With privacy-preserving set intersection, an agency need not have a name or phone number to request a warrant. For example, the FBI could have issued a "John Doe" warrant merely listing the cell tower dumps of interest in the High Country Bandits case. The judge authorizing this warrant could limit its scope by specifying a threshold number of these dumps that a phone number must appear in before that phone number can be decrypted and revealed to the FBI. The judge could also specify the maximum number of phone numbers that the warrant may reveal. If, for example, the three requested cell tower dumps unexpectedly coincided with three Justin Bieber concerts, then the warrant might net the phone numbers of thousands of innocent regular teenage fans without yielding useful intelligence. In this case, the set-intersection process would abort without revealing any phone numbers, protecting the fans and requiring the FBI agent to request different cell tower dumps or otherwise narrow the search.

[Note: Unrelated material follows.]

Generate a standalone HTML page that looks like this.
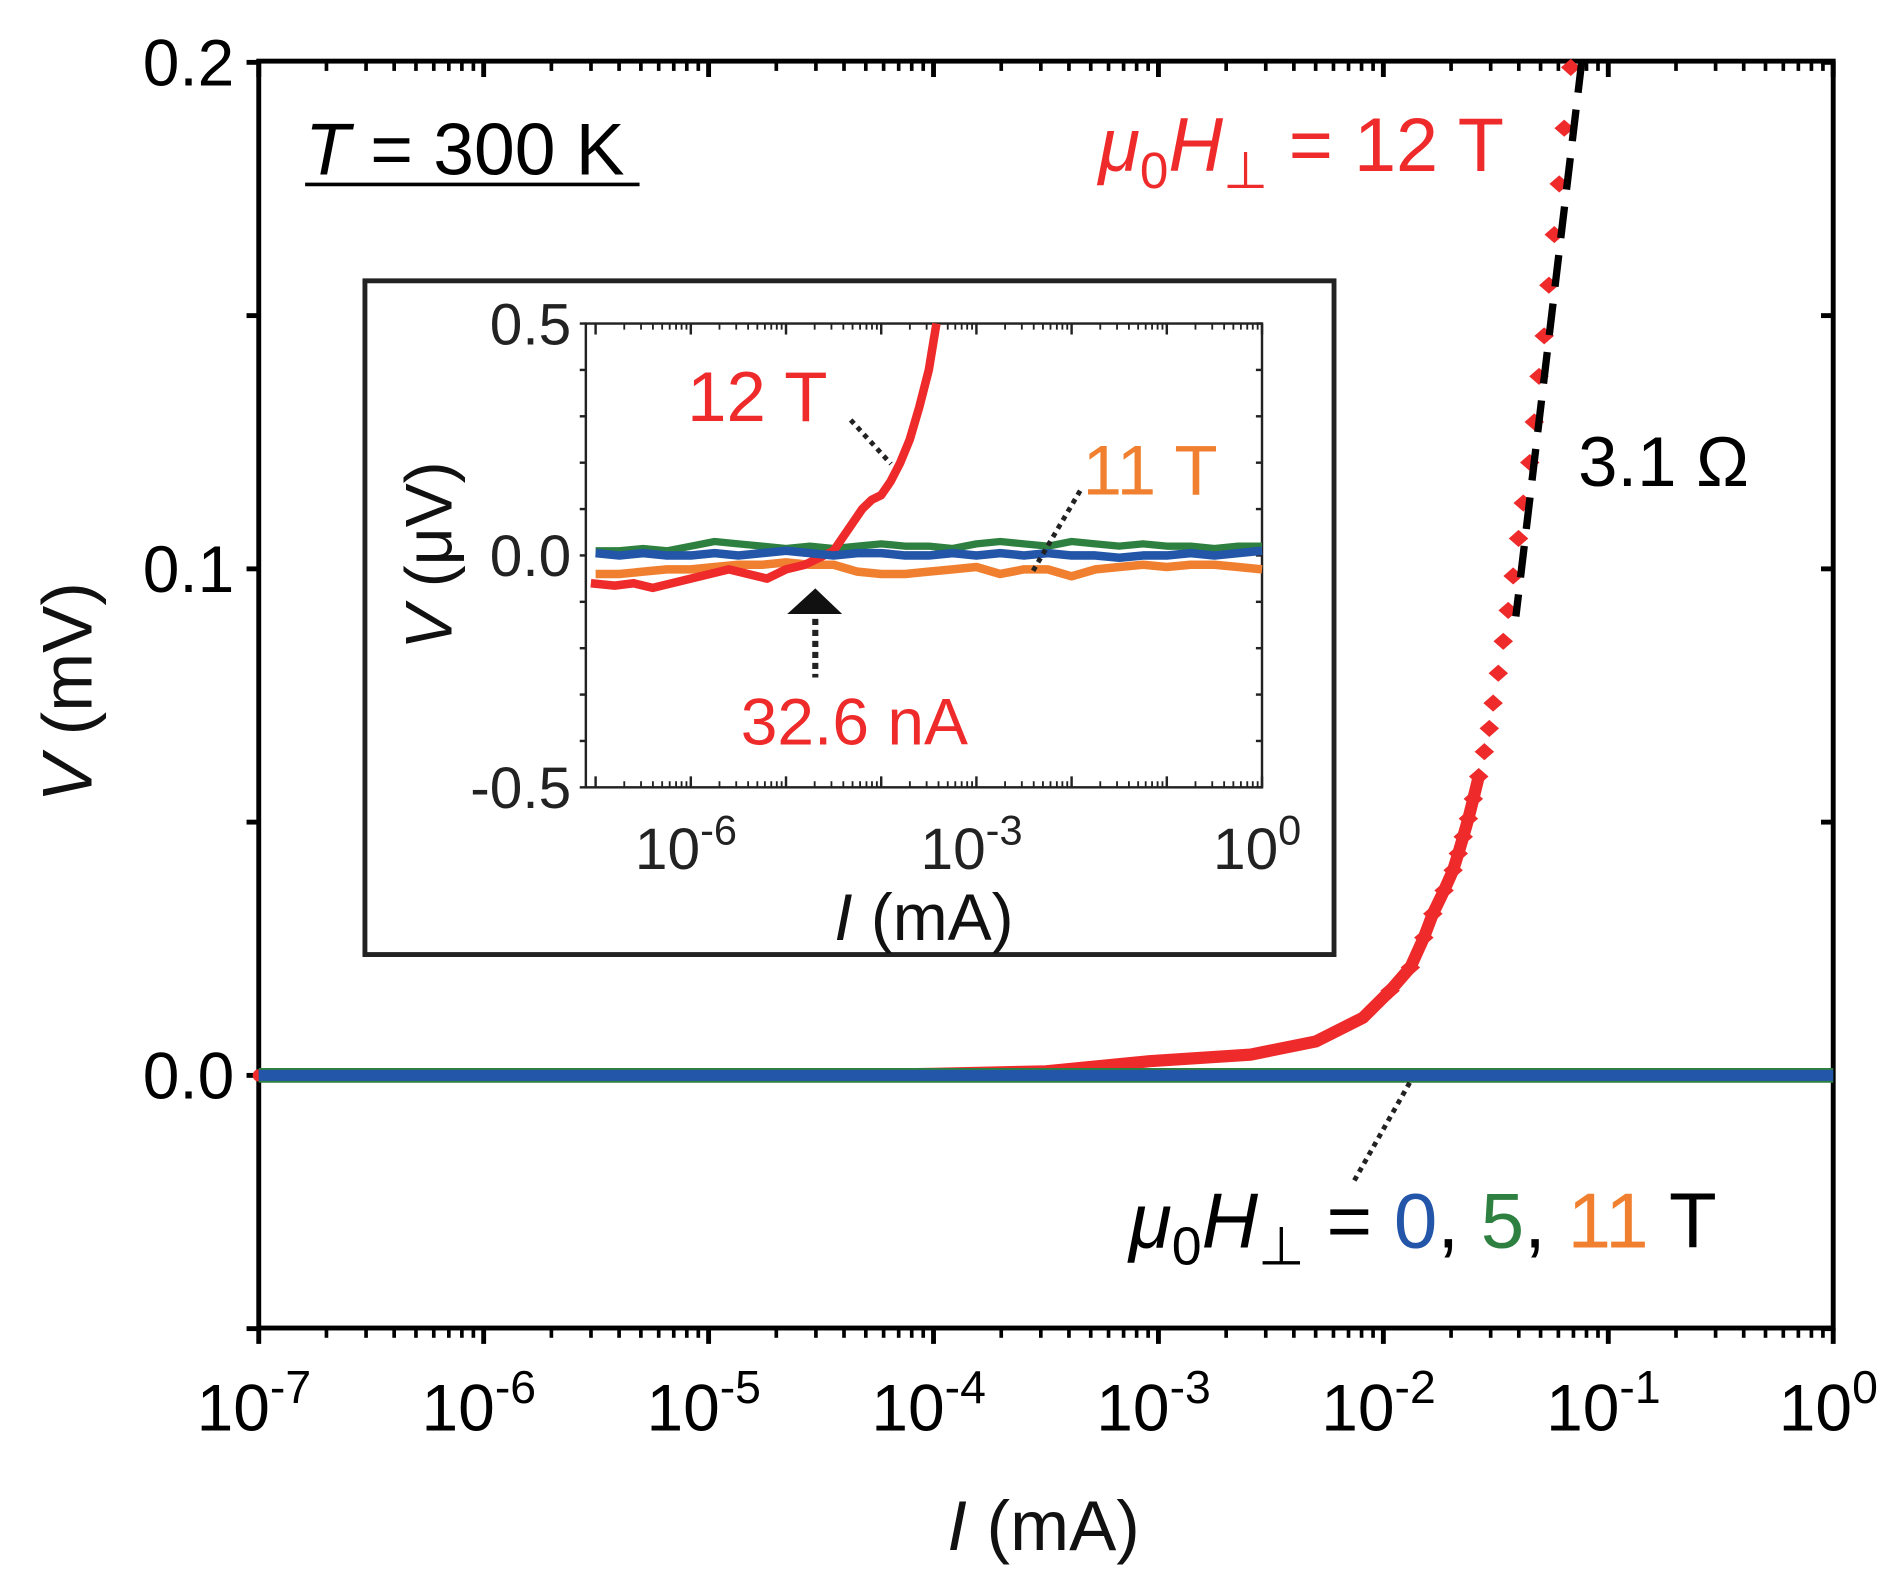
<!DOCTYPE html>
<html><head><meta charset="utf-8"><style>
html,body{margin:0;padding:0;background:#fff;}
svg{display:block;}
text{font-family:"Liberation Sans",Arial,sans-serif;}
</style></head><body>
<svg id="chart" width="1904" height="1582" viewBox="0 0 1560 1296" xmlns="http://www.w3.org/2000/svg">
<g id="main"></g>
<g id="inset"></g>
<g id="ann">
  <text x="250" y="143" font-size="60"><tspan font-style="italic">T</tspan> = 300 K</text>
  <line x1="250" y1="151" x2="524" y2="151" stroke="#000" stroke-width="3"/>
  <text x="900" y="140" font-size="62" fill="#ee2a2a"><tspan font-style="italic">μ</tspan><tspan font-size="42" dy="14">0</tspan><tspan font-style="italic" dy="-14">H</tspan><tspan font-size="42" dy="14">⊥</tspan><tspan dy="-14"> = 12 T</tspan></text>
  <text x="1293" y="398" font-size="58">3.1 Ω</text>
  <text x="925" y="1022" font-size="64"><tspan font-style="italic">μ</tspan><tspan font-size="44" dy="14">0</tspan><tspan font-style="italic" dy="-14">H</tspan><tspan font-size="44" dy="14">⊥</tspan><tspan dy="-14"> = </tspan><tspan fill="#2356a8">0</tspan>, <tspan fill="#2e8040">5</tspan>, <tspan fill="#f08030">11</tspan> T</text>
  <line x1="1155" y1="887" x2="1108" y2="970" stroke="#222" stroke-width="4" stroke-dasharray="4,4"/>
  <line x1="1296" y1="50" x2="1242" y2="505" stroke="#000" stroke-width="6" stroke-dasharray="26,14"/>
</g>
</svg>
<script>
// ---------- main data ----------
const mainRedLogI = [-7,-6.5,-6,-5.5,-5,-4.5,-4,-3.5,-3.04,-2.59,-2.3,-2.09,-1.97,-1.88,-1.82,-1.78,-1.73,-1.69,-1.667,-1.645,-1.622,-1.6,-1.576,-1.551,-1.529,-1.512,-1.489,-1.467,-1.445,-1.423,-1.399,-1.378,-1.349,-1.329,-1.308,-1.285,-1.264,-1.24,-1.218,-1.196,-1.167];
const mainRedV = [0,0,0,0,0,0,0.0003,0.0008,0.0028,0.0041,0.0067,0.0114,0.0167,0.0213,0.0272,0.0319,0.0365,0.0405,0.0438,0.0471,0.0507,0.0546,0.059,0.0639,0.0685,0.0735,0.0794,0.0857,0.0918,0.0986,0.106,0.113,0.121,0.129,0.138,0.146,0.156,0.166,0.176,0.187,0.199];
const mainFlatLogI = [-7,-6,-5,-4,-3,-2,-1,0];
const mainBlueV = [0,0,0,0,0,0,0,0];
const mainGreenV = [0,0,0,0,0,0,0,0];
const mainYTicks = [0.2,0.1,0.0];
const mainYTickLabels = ["0.2","0.1","0.0"];
const mainXDecades = [-7,-6,-5,-4,-3,-2,-1,0];
// ---------- inset data ----------
const insetLogI = [-7,-6.75,-6.5,-6.25,-6,-5.75,-5.5,-5.25,-5,-4.75,-4.5,-4.25,-4,-3.75,-3.5,-3.25,-3,-2.75,-2.5,-2.25,-2,-1.75,-1.5,-1.25,-1,-0.75,-0.5,-0.25,0];
const insetOrangeV = [-0.04,-0.04,-0.035,-0.03,-0.03,-0.025,-0.02,-0.02,-0.015,-0.02,-0.02,-0.035,-0.04,-0.04,-0.035,-0.03,-0.025,-0.04,-0.03,-0.03,-0.045,-0.03,-0.025,-0.02,-0.025,-0.02,-0.02,-0.025,-0.03];
const insetGreenV = [0.01,0.01,0.015,0.01,0.02,0.03,0.025,0.02,0.015,0.02,0.015,0.02,0.025,0.02,0.02,0.015,0.025,0.03,0.025,0.02,0.03,0.025,0.02,0.025,0.02,0.02,0.015,0.02,0.02];
const insetBlueV = [0.005,0,0.005,0,0,0.005,0,0.005,0.01,0.005,0,0.005,0.005,0,0,0.005,0,0.005,0,0.005,0,0,-0.005,0,0,0.005,0,0.005,0.01];
const insetRedLogI = [-7.05,-6.8,-6.6,-6.4,-6.2,-6.0,-5.8,-5.6,-5.4,-5.2,-5.0,-4.8,-4.7,-4.6,-4.5,-4.4,-4.3,-4.2,-4.1,-4.0,-3.9,-3.8,-3.7,-3.6,-3.5,-3.42];
const insetRedV = [-0.06,-0.065,-0.06,-0.07,-0.06,-0.05,-0.04,-0.03,-0.04,-0.05,-0.03,-0.02,-0.01,0.0,0.01,0.04,0.07,0.10,0.12,0.13,0.16,0.2,0.25,0.32,0.4,0.5];
const insetYTicks = [0.5,0.0,-0.5];
const insetYTickLabels = ["0.5","0.0","-0.5"];
const insetXLabelDecades = [-6,-3,0];

const NS="http://www.w3.org/2000/svg";
function mk(parent,tag,attrs){const e=document.createElementNS(NS,tag);for(const k in attrs)e.setAttribute(k,attrs[k]);parent.appendChild(e);return e;}
function sup(parent,x,y,fs,sfs,base,exp,fill){
  const t=mk(parent,'text',{x:x,y:y,'font-size':fs,'text-anchor':'middle',fill:fill});
  const a=mk(t,'tspan',{}); a.textContent=base;
  const b=mk(t,'tspan',{'font-size':sfs,dy:-fs*0.42}); b.textContent=exp;
  return t;
}
function ital(parent,x,y,fs,it,rest,extra){
  const t=mk(parent,'text',Object.assign({x:x,y:y,'font-size':fs,'text-anchor':'middle',fill:'#111'},extra||{}));
  const a=mk(t,'tspan',{'font-style':'italic'}); a.textContent=it;
  const b=mk(t,'tspan',{}); b.textContent=rest;
  return t;
}

// main axes
const MX0=212,MX1=1502,MY0=50,MY1=1088;
const mx=l=>MX0+(l+7)/7*(MX1-MX0);
const my=v=>881-(v)*4150;
const gm=document.getElementById('main');
let fr=mk(gm,'rect',{x:MX0,y:MY0,width:MX1-MX0,height:MY1-MY0,fill:'none',stroke:'#000','stroke-width':4});


for(let d=-7;d<=0;d++){
  const x=mx(d);
  mk(gm,'line',{x1:x,y1:MY1,x2:x,y2:MY1+13,stroke:'#000','stroke-width':4});
  mk(gm,'line',{x1:x,y1:MY0,x2:x,y2:MY0+13,stroke:'#000','stroke-width':4});
  if(d<0)for(let m=2;m<=9;m++){const xm=mx(d+Math.log10(m));
    mk(gm,'line',{x1:xm,y1:MY1,x2:xm,y2:MY1+8,stroke:'#000','stroke-width':3});
    mk(gm,'line',{x1:xm,y1:MY0,x2:xm,y2:MY0+8,stroke:'#000','stroke-width':3});}
}
mainXDecades.forEach(d=>{
  const t=sup(gm,mx(d)-4,1172,54,38,'10',String(d),'#000');
  
  
});
[0.2,0.15,0.1,0.05,0,-0.05].forEach(v=>{
  const y=my(v);
  mk(gm,'line',{x1:MX0-10,y1:y,x2:MX0,y2:y,stroke:'#000','stroke-width':4});
  mk(gm,'line',{x1:MX1-10,y1:y,x2:MX1,y2:y,stroke:'#000','stroke-width':4});
});
mainYTicks.forEach((v,i)=>{
  const t=mk(gm,'text',{x:192,y:my(v)+19,'font-size':54,'text-anchor':'end'});
  
  
  t.textContent=mainYTickLabels[i];
});
let xt=ital(gm,855,1270,58,'I',' (mA)');


let yt=ital(gm,0,0,58,'V',' (mV)',{transform:'translate(75,567) rotate(-90)'});


// red series: dense (line) part + diamonds
const redPts=mainRedLogI.map((l,i)=>[mx(l),my(mainRedV[i])]);
const densePts=redPts.filter((p,i)=>mainRedV[i]<=0.06);
let rl=mk(gm,'polyline',{points:densePts.map(p=>p[0]+','+p[1]).join(' '),fill:'none',stroke:'#ee2a2a','stroke-width':10,'stroke-linejoin':'round','stroke-linecap':'round'});


let gl=mk(gm,'polyline',{points:mainFlatLogI.map((l,i)=>mx(l)+','+my(mainGreenV[i])).join(' '),fill:'none',stroke:'#2e8040','stroke-width':12});


let bl=mk(gm,'polyline',{points:mainFlatLogI.map((l,i)=>mx(l)+','+my(mainBlueV[i])).join(' '),fill:'none',stroke:'#2356a8','stroke-width':9});


redPts.forEach(([x,y],i)=>{
  if(mainRedV[i]<0.012)return;
  const p=mk(gm,'polygon',{points:`${x},${y-7} ${x+8},${y} ${x},${y+7} ${x-8},${y}`,fill:'#ee2a2a'});
  
  
});

// inset
const gi=document.getElementById('inset');
let ib=mk(gi,'rect',{x:299,y:230,width:794,height:552,fill:'#fff',stroke:'#222','stroke-width':4});


const IX0=480,IX1=1034,IY0=265,IY1=645;
const ix=l=>1034+l*78;
const iy=v=>455-v*380;
let ifr=mk(gi,'rect',{x:IX0,y:IY0,width:IX1-IX0,height:IY1-IY0,fill:'none',stroke:'#222','stroke-width':2});


for(let d=-7;d<=0;d++){
  const x=ix(d);
  if(x>=IX0){mk(gi,'line',{x1:x,y1:IY1,x2:x,y2:IY1-9,stroke:'#222','stroke-width':2});
  mk(gi,'line',{x1:x,y1:IY0,x2:x,y2:IY0+9,stroke:'#222','stroke-width':2});}
  if(d<0)for(let m=2;m<=9;m++){const xm=ix(d+Math.log10(m));if(xm<IX0)continue;
    mk(gi,'line',{x1:xm,y1:IY1,x2:xm,y2:IY1-5,stroke:'#222','stroke-width':1.5});
    mk(gi,'line',{x1:xm,y1:IY0,x2:xm,y2:IY0+5,stroke:'#222','stroke-width':1.5});}
}
for(let k=-5;k<=5;k++){const y=iy(k/10);
  mk(gi,'line',{x1:IX0-5,y1:y,x2:IX0,y2:y,stroke:'#222','stroke-width':2});
  mk(gi,'line',{x1:IX1-5,y1:y,x2:IX1,y2:y,stroke:'#222','stroke-width':2});}
insetYTicks.forEach((v,i)=>{
  const t=mk(gi,'text',{x:468,y:iy(v)+17,'font-size':48,'text-anchor':'end',fill:'#222'});
  
  
  t.textContent=insetYTickLabels[i];
});
insetXLabelDecades.forEach(d=>{
  const t=sup(gi,ix(d)-4,712,48,34,'10',String(d),'#222');
  
  
});
let ixt=ital(gi,757,770,54,'I',' (mA)');


let iyt=ital(gi,0,0,54,'V',' (μV)',{transform:'translate(370,455) rotate(-90)'});


function iline(lx,vals,color,w,name){
  const p=mk(gi,'polyline',{points:lx.map((l,i)=>ix(l)+','+iy(vals[i])).join(' '),fill:'none',stroke:color,'stroke-width':w,'stroke-linejoin':'round'});
  
  
}
iline(insetLogI,insetGreenV,'#2e8040',6,'inset-series-5T');
iline(insetLogI,insetOrangeV,'#f08030',7,'inset-series-11T');
iline(insetRedLogI,insetRedV,'#ee2a2a',7,'inset-series-12T');
iline(insetLogI,insetBlueV,'#2356a8',7,'inset-series-0T');
let a1=mk(gi,'text',{x:563,y:345,'font-size':58,fill:'#ee2a2a'});


a1.textContent='12 T';
let a2=mk(gi,'text',{x:887,y:405,'font-size':58,fill:'#f08030'});


a2.textContent='11 T';
let a3=mk(gi,'text',{x:700,y:610,'font-size':54,fill:'#ee2a2a','text-anchor':'middle'});


a3.textContent='32.6 nA';
let ar=mk(gi,'polygon',{points:'645,503 690,503 668,482',fill:'#111'});


mk(gi,'line',{x1:668,y1:507,x2:668,y2:555,stroke:'#222','stroke-width':5,'stroke-dasharray':'5,4'});
mk(gi,'line',{x1:697,y1:344,x2:730,y2:380,stroke:'#222','stroke-width':4,'stroke-dasharray':'4,4'});
mk(gi,'line',{x1:885,y1:402,x2:845,y2:470,stroke:'#222','stroke-width':4,'stroke-dasharray':'4,4'});
</script>
</body></html>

Recent breakthroughs may soon make it practical to perform any computation on encrypted data. Currently, the use of encrypted input data may impose some performance cost, but often such costs are not show stoppers for intelligence agencies following targeted leads. And the costs are falling: DARPA is funding a major effort in computing on encrypted data as part of its PROCEED program.

The NSA is a major employer of cryptographers and computer-security experts. If the US government had directed the agency to work with the broader security-research community on proper application of privacy-preserving technology for warrant-based surveillance, instead of directing it to hoard cell phone metadata of U.S. citizens, a giant and still-ongoing controversy might have been avoided. It is not too late to begin such a collaboration, but that window of opportunity may be closing.